The Road to APAH
First in a series celebrating the achievements and growth of APAH
For both Nina and Carmen, their professional journeys to affordable housing, real estate development, and APAH took more than a few twists and turns. Nina’s father was a structural engineer. As a child she marveled at the bridges and dams he worked on and the idea that someone could sit at a desk and do drawings that would result in these big projects. Nina entered Harvard College expecting to study engineering but graduated with a liberal arts degree. She took a summer job as a writer for Let’s Go USA. Boarding a Greyhound bus from Boston, she travelled across the country, writing, and staying at youth hostels along the way.
“When I got to San Francisco, there was an ad for a job at the local youth hostel office. They were in this incredible growth mode because the federal government had passed some historic preservation laws that required public agencies to preserve properties when they acquired land. The Executive Director of the regional American Youth Hostels office in San Francisco saw the opportunity and madly went around the Bay Area getting projects approved to become youth hostels, from Civil War barracks to lighthouses.
“I was 21, and fresh out of college, so when he asked me to sit down and organize the papers in the office—that were covered with sawdust and spilled food—I thought: ‘Yes, I’ll work here for a little while and eventually I’ll get another job’. As my father would say, ‘a real job’.
“I was quickly promoted to run the operations and then became acting Executive Director. Suddenly I was negotiating with architects and general contractors, working with public agency officials, and doing financing and fundraising. It was an immersion in on-the-job training. I became hooked on real estate.”
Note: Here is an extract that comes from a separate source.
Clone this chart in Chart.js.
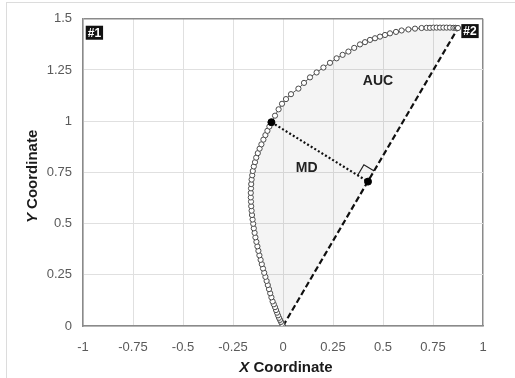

Nina was recruited at 25 to head the real estate division of the national hostelling organization, which brought her to Washington, DC. Again, she came into a smaller organization and helped create the national hostel network, building new hostels in key cities around the country, including DC, New York, Los Angeles, Chicago and Seattle.
Carmen was clear from the start what she wanted to do—she was going to be a diplomat. Her parents had immigrated from Latin America to Queens, New York in pursuit of the American dream. Carmen’s dream, quite logically, took her to Georgetown’s School of Foreign Service where she focused on Latin American Studies. “I really thought my calling was to be a bit of a bridge, one that would go back the other way and foster connections from here back to Latin America.”
But her work running a student organization with a million dollar budget, sparked her interest in business. Needing stronger technical skills, she did a management training program at NationsBank, now a part of Bank of America, with duties ranging from commercial lending to managing a local branch. Eager to learn more, she went on to get her MBA in Finance at the Wharton School and returned to DC hoping to work for DC’s reigning Fortune 500 business, Marriott International. It was there, as part of a small financial planning and analysis team that she learned strategy, pro forma analysis, and forecasting—skills she used years later to guide the APAH pipeline.
Always the diplomat, Carmen’s talent and gift for relationships opened the door for another career shift. She followed her Marriott boss to a new opportunity at Clark Construction. “That’s where I really became a developer,” recalls Carmen, “I learned how to pick architects, how to choose a general contractor, how to write a proposal. We did PPEAs there (public private partnerships to develop public land), which later became a part of APAH’s business development tools. I learned how to do hard negotiations and how to do agreements. And I learned the ‘Arlington Way’.”
One of Carmen’s projects was competing for and winning the Arlington Mill PPEA for Clark to develop a mixed income project along Columbia Pike. “Suddenly, I was learning about urban planning and affordable housing and getting to know community groups like the Columbia Pike Revitalization Organization (CPRO). It was during that time that I first heard Nina speaking at a conference about APAH’s work in the Arlington community and I thought ‘wow, how great would that be to just go deeper in this community where I live, where I loved the County staff, and loved working with the Pike community? I didn’t even know nonprofits did real estate development. I was intrigued.”
That thought stayed in the back of Carmen’s mind for more than two years. Her job at Clark radically changed. “The company had gotten out of the mixed income business after the housing crisis and the tax credit market had gone upside down. Clark really wanted to focus on big infrastructure projects—building campuses and airports and roads. But I had fallen in love with mixed income and affordable housing in Arlington.”
Once again, Carmen pulled out her diplomacy skills, working her network to get an introduction to Nina. “Maybe I can volunteer, or be on the Board, or do something,” she remembers. The day she walked in the door to meet Nina, APAH had just been awarded the Arlington Mill project—the very project that Carmen had worked on at Clark but had dropped in the recession. It was kismet. ”I thought, this is perfect, the most important project I’ve ever worked on, a project I loved but had died, this is the person who is going to get the job done. I thought it was a really great sign. I wrote a proposal. And the rest is history.”